The Atlanta Journal-Constitution
Selfies will be used on credit applications
New Visa platform to let banks use variety of anti-fraud biometrics.
NEW YORK — The selfie is everywhere — Facebook, Instagram, Twitter — and soon your bank could be asking for one to approve your purchase or credit card application.
Payment processing giant Visa is launching a platform to allow banks to integrate various types of biometrics — your fingerprint, face, voice, etc. — into approving credit card applications and payments.
Consumers could experience Visa’s new platform in several different ways. If a person were to apply for a credit card application on a smartphone, the bank app could ask the applicant to take a selfie and then take a picture of a driver’s license or passport. The technology would then compare the photos for facial similarities as well as check the validity of the driver’s license, all happening within seconds.
The selfie also could play a role in an online purchase. With the wider acceptance of chip cards in the last couple of years, in-person fraud at retailers is on the decline. But online fraud is still a concern, with as many as one of six transactions being declined due to suspicious activity, according to Mark Nelsen, senior vice president for risk and authentication products at Visa.
Instead of a bank autodialing a customer when it has concerns about a transaction, this new technology could allow the customer to use Apple’s Touch
ID or other fingerprint recognition technology, or take a selfie or record his or her voice, to verify the customer made the transaction.
The announcement comes at a time when a huge amount of personal information on 145.5 million Americans was recently accessed or stolen from the credit bureau Equifax. The information — birthdates, Social Security numbers, addresses, last names — also could be used tomorrow or 20 years from now to potentially commit identity fraud.
Financial companies are particularly interested in biometrics, not surprisingly, as mostly a fraud protection measure. While a birthdate, Social Security number or last name can be more
easily stolen or mimicked — as anyone who has been a victim of identity fraud will tell you — it’s much harder to fraudulently mimic a person’s face, fingerprint or voice.

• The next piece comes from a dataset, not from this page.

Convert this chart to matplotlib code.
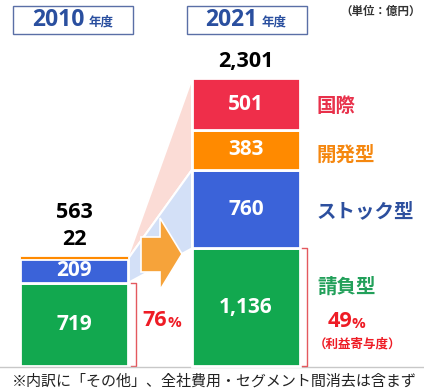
import matplotlib
matplotlib.use('Agg')
import matplotlib.pyplot as plt
import numpy as np
from matplotlib.transforms import Affine2D
from matplotlib.patches import Rectangle, Polygon

plt.rcParams['font.family'] = ['Open Sans', 'Noto Sans CJK JP', 'DejaVu Sans']
CJK = ['Noto Sans CJK JP', 'DejaVu Sans']

# ---- data ----
years = ['2010', '2021']
segments_2021 = ['請負型', 'ストック型', '開発型', '国際']
values_2010 = [719, 209, 22]
values_2021 = [1136, 760, 383, 501]
labels_2010 = ['719', '209', '']
labels_2021 = ['1,136', '760', '383', '501']
totals = ['563', '2,301']
others_2010 = '22'
shares = ['76', '49']
unit_label = '（単位：億円）'
note = '※内訳に「その他」、全社費用・セグメント間消去は含まず'

bar_colors = ['#12a84f', '#3b63d9', '#ff8a00', '#ef2e4a']
text_colors = ['#22a05a', '#2c4f9e', '#f5870f', '#e8314b']
pct_red = '#ee1c25'
navy = '#2a4f9f'

W, H = 424, 392
fig = plt.figure(figsize=(W / 100, H / 100), dpi=100)
PX = Affine2D().scale(1 / W, -1 / H).translate(0, 1) + fig.transFigure

base_px = 366
sL, sR = 0.1155, 0.1035
axL = fig.add_axes([0, 0, 1, 1])
axR = fig.add_axes([0, 0, 1, 1])
for ax, s in ((axL, sL), (axR, sR)):
    ax.set_xlim(0, W)
    ax.set_ylim(-(H - base_px) / s, base_px / s)
    ax.axis('off')
axR.patch.set_visible(False)

xL, xR, bw = 74, 246, 108

# ---- bars ----
botL = np.concatenate([[0], np.cumsum(values_2010)[:-1]])
botR = np.concatenate([[0], np.cumsum(values_2021)[:-1]])
for i, (v, b) in enumerate(zip(values_2010, botL)):
    lw = 2.0 if i < 2 else 0.6
    axL.bar(xL, v, bottom=b, width=bw, color=bar_colors[i], edgecolor='white',
            linewidth=lw, zorder=3)
    if labels_2010[i]:
        axL.text(xL, b + v / 2, labels_2010[i], ha='center', va='center',
                 color='white', fontsize=15, fontweight='bold', zorder=4)
for i, (v, b) in enumerate(zip(values_2021, botR)):
    axR.bar(xR, v, bottom=b, width=bw, color=bar_colors[i], edgecolor='white',
            linewidth=2.0, zorder=3)
    axR.text(xR, b + v / 2, labels_2021[i], ha='center', va='center',
             color='white', fontsize=15, fontweight='bold', zorder=4)

# ---- connecting wedges (in axL data coords) ----
def r2l(x, v):
    d = axR.transData.transform((x, v))
    return axL.transData.inverted().transform(d)

cumL = np.cumsum(values_2010)
cumR = np.cumsum(values_2021)
xe_l, xe_r = xL + bw / 2, xR - bw / 2
pink = [(xe_l, cumL[2]), tuple(r2l(xe_r, cumR[3])), tuple(r2l(xe_r, cumR[1])), (xe_l, cumL[1])]
blue = [(xe_l, cumL[1]), tuple(r2l(xe_r, cumR[1])), tuple(r2l(xe_r, cumR[0])), (xe_l, cumL[0])]
axL.add_patch(Polygon(pink, closed=True, facecolor='#fbdcd6', edgecolor='white',
                      linewidth=1.5, zorder=1))
axL.add_patch(Polygon(blue, closed=True, facecolor='#d3e0f7', edgecolor='white',
                      linewidth=1.5, zorder=1))

# ---- arrow ----
arrow = [(141, 237), (160, 237), (160, 218), (182, 254), (160, 290), (160, 272), (141, 272)]
axR.add_patch(Polygon(arrow, closed=True, transform=PX, facecolor='#f6a33a',
                      edgecolor='white', linewidth=1.2, zorder=2))

# ---- brackets ----
axL.plot([131, 136, 136, 131], [cumL[0], cumL[0], 0, 0], color='#e4595f', lw=1.0, zorder=3)
axR.plot([302, 307, 307, 302], [cumR[0], cumR[0], 0, 0], color='#e4595f', lw=1.0, zorder=3)

# ---- bottom rule ----
axR.plot([0, W], [367, 367], transform=PX, color='#c8c8c8', lw=1.0, zorder=1)

def t(x, y, s, **kw):
    kw.setdefault('ha', 'center')
    kw.setdefault('va', 'center')
    axR.text(x, y, s, transform=PX, **kw)

# ---- header boxes ----
for (bx, yr, cx) in ((13, years[0], 58), (187, years[1], 231)):
    axR.add_patch(Rectangle((bx, 6), 120, 28, transform=PX, facecolor='white',
                            edgecolor='#5a6fa6', linewidth=1.0, zorder=5))
    t(cx, 20, yr, color=navy, fontsize=16.5, fontweight='bold', zorder=6)
    t(cx + 43, 22, '年度', color=navy, fontsize=9, fontweight='bold', zorder=6,
      family=CJK)

t(421, 11, unit_label, ha='right', color='#333333', fontsize=8.3,
  fontweight='bold', family=CJK)

# ---- totals ----
t(xR, 62, totals[1], color='black', fontsize=15.5, fontweight='bold')
t(xL, 213, totals[0], color='black', fontsize=15.5, fontweight='bold')
t(xL, 240, others_2010, color='black', fontsize=15.5, fontweight='bold')

# ---- segment names ----
name_y = [287, 212, 155, 106]
for name, y, c in zip(segments_2021, name_y, text_colors):
    t(317, y, name, ha='left', color=c, fontsize=14, fontweight='bold', family=CJK)

# ---- shares ----
t(167, 321, shares[0], ha='right', color=pct_red, fontsize=15.5, fontweight='bold')
t(167, 323, '%', ha='left', color=pct_red, fontsize=11, fontweight='bold')
t(352, 322, shares[1], ha='right', color=pct_red, fontsize=15.5, fontweight='bold')
t(352, 324, '%', ha='left', color=pct_red, fontsize=11, fontweight='bold')
t(357, 344, '（利益寄与度）', color=pct_red, fontsize=9, fontweight='bold', family=CJK)

# ---- footnote ----
t(214, 381, note, color='#222222', fontsize=10.8, family=CJK)

fig.savefig('out.png', dpi=100)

A bank’s traditional defense against stolen personal data has been a customer creating a password or four-digit personal identification number. But few people change their passwords regularly, or often use the same password for multiple sites, so if it’s stolen from one location, other locations can become affected.
“Traditional methods for authenticating a customer can create frustration or are simply not designed for the new ways people are shopping and paying,” Nelsen said.